ERISA benefit claims are frequently of only modest size individually, but can become overwhelming in a class context. A decision this week from the Sixth Circuit affirms the dismissal of a putative class-wide disability claim under a company pension plan. The case is noteworthy because the court addressed the merits of the plaintiff’s individual claim before saddling both sides with class discovery and class issues.
In Radell v. Michelin Retirement Plan, Case No. 13-6401 (6th Cir. Aug. 21, 2014), the question was not entitlement to disability benefits, but, rather, whether the company could adjust those benefits for early retirement. The plaintiff contended that if he retired early due to a disability, the plan did not provide for an actuarial reduction. The plan, however, asserted that it did, and awarded a benefit based on the employee’s age (57) rather than the plan’s normal retirement age of 65. After exhausting his administrative remedies, the employee filed suit under ERISA. He brought claims not only on his own behalf, but on behalf of all disability retirees who had also received actuarial deductions.
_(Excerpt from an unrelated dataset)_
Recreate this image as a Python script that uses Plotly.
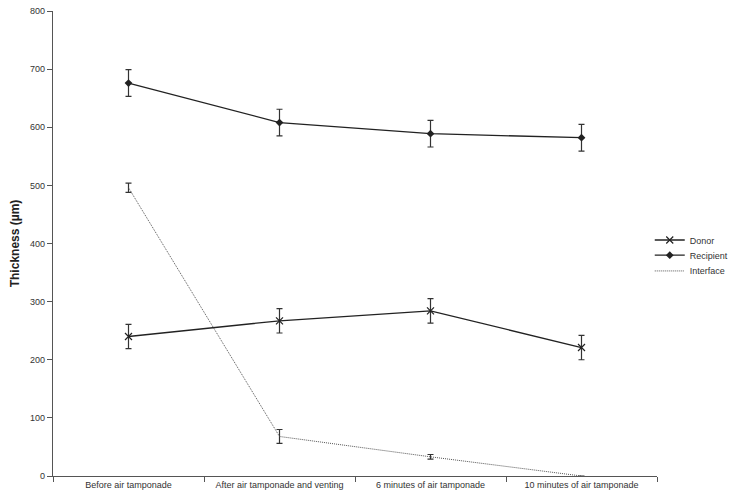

Interestingly, the Sixth Circuit found that the plan was ambiguous on this issue, and could be read to support either side. Because of good Firestone Tire & Rubber Co. v. Bruch, 489 U.S. 101 (1989), language, however, the court deferred to the plan’s interpretation and found that the plan was entitled to summary judgment in its favor. That ruling similarly put an end to the class claims.
The Radell case is a good example of an ERISA class claim that actually went right. ERISA is in many respects a litigation-adverse statute, with emphasis on trust law principles, trial to the court and not a jury, limited damages, and mandatory pre-litigation procedures. The district court and Sixth Circuit, by focusing rightly on the individual claim, prevented the case from taking on a life of its own through burdensome and unnecessary litigation costs. The district court did not simply certify the class upon finding that the parties both had supportable plan interpretations, but delved into the merits to find that under applicable law the plaintiff’s interpretation, while tenable, would not ultimately prevail.
The bottom line: Courts should dispose of ERISA class actions swiftly if the named plaintiff has only a colorable, but not viable, claim.